2011 Fiscal Year Annual Research Report
HMGA1の新規機能によるエストロゲン受容体の発現制御ー新たな乳癌治療をめざすー
Project/Area Number |
21591679
|
Research Institution | Fujita Health University |
Principal Investigator |
大江 賢治 藤田保健衛生大学, 総合医科学研究所, 准教授 (30419527)
|
Co-Investigator(Kenkyū-buntansha) |
内海 俊明 藤田保健衛生大学, 医学部, 教授 (10176711)
|
Keywords | 乳癌 / エストロゲン受容体 / HMGA1a |
Research Abstract |
本研究は、HMGA1aのRNAへの配列特異的結合という新規機能が、エストロゲン受容体(ERα)の異常スプライシングを惹起するかどうか、また、そのRNA結合を阻害することにより乳癌の新たな治療の開発を目標としている。 培養細胞、in vitro実験より、HMGA1aは、ERα46というERαアイソフォームの選択的スプライシングに関与していることがわかり、HMGA1aが、Erα exon 1の5'スプライス部位上流のRNA結合部位に結合し、隣接する偽5'スプライス部位にU1 snRNPを固着してエクソン除外を惹起する詳細な機序を解明した。 当該年度は、生体内で、HMGA1aによるERαの選択的スプライシングが乳癌増殖にどのように影響するか、ヌードマウスにおいて検討した。
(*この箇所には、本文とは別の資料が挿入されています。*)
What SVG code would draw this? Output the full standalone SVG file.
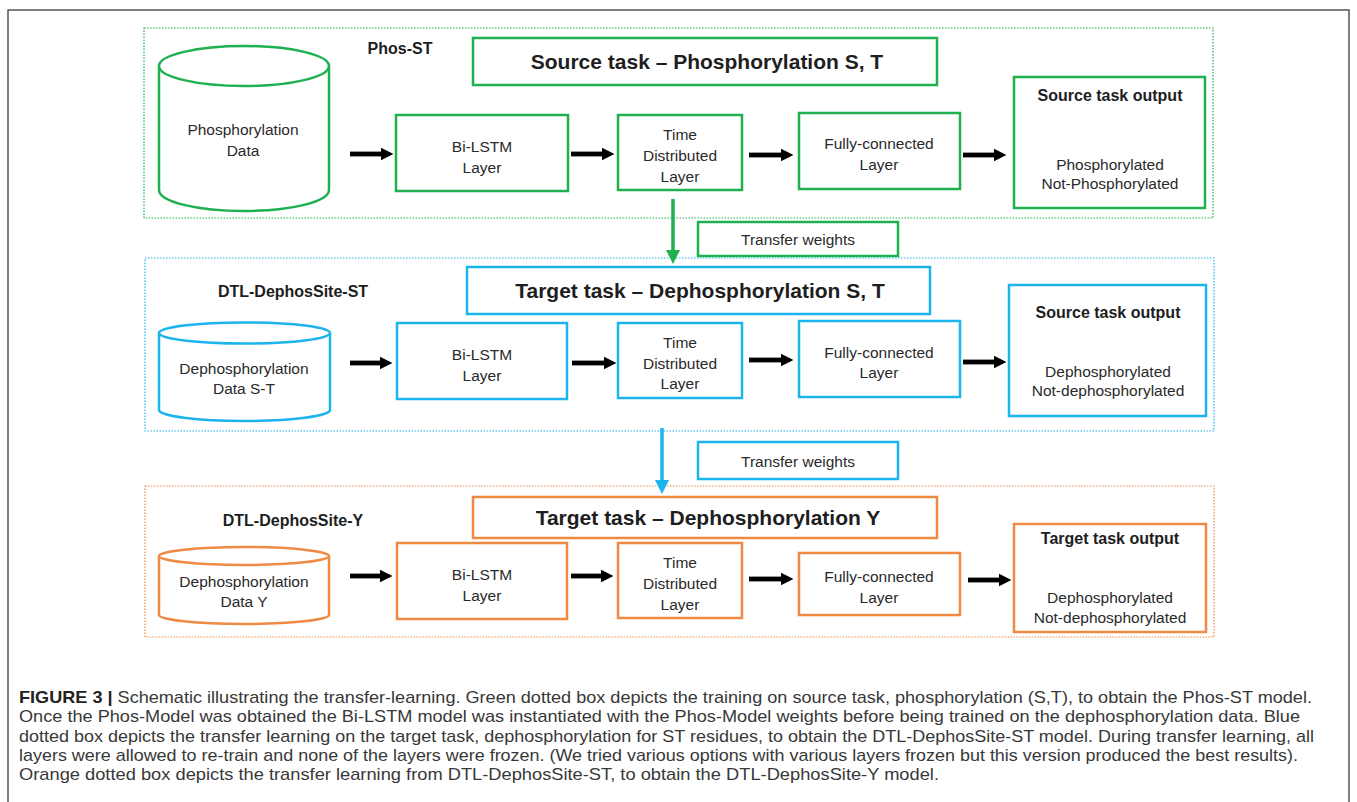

だが、HMGA1aは転写因子としての側面があり、HMGA1aのRNA結合機能を評価するために、HMGA1aの「おとり」RNAが、ERαの選択的スプライシングに効果を示すことを利用した。HMGA1aの「おとり核移行RNA」の安定発現MCF-7乳癌細胞株をヌードマウスに移植し、移植細胞の増殖を促進する結果を得た。これは、HMGA1aの「おとり」RNAによりERα46蛋白が減少しているので、エストロゲン刺激を阻害する因子の減少は腫瘍増殖に働くという理にかなった結果である。しかし、HMGA1aという癌遺伝子産物に対する「おとり」が増殖を惹起するという点では、合致せず、HMGA1aの癌抑制遺伝子産物としての側面をとらえている。以上の結果をまとめて論文投稿予定である。 引き続き、乳癌増殖抑制アイソフォームであるERα46を惹起する「核移行small RNA」を作製中である。HMGA1aは、正常2倍体細胞では細胞老化装置の重要な構成因子であり、癌抑制的に働くことから、HMGA1aのRNA結合能と細胞老化、細胞癌化の関わりを追究している。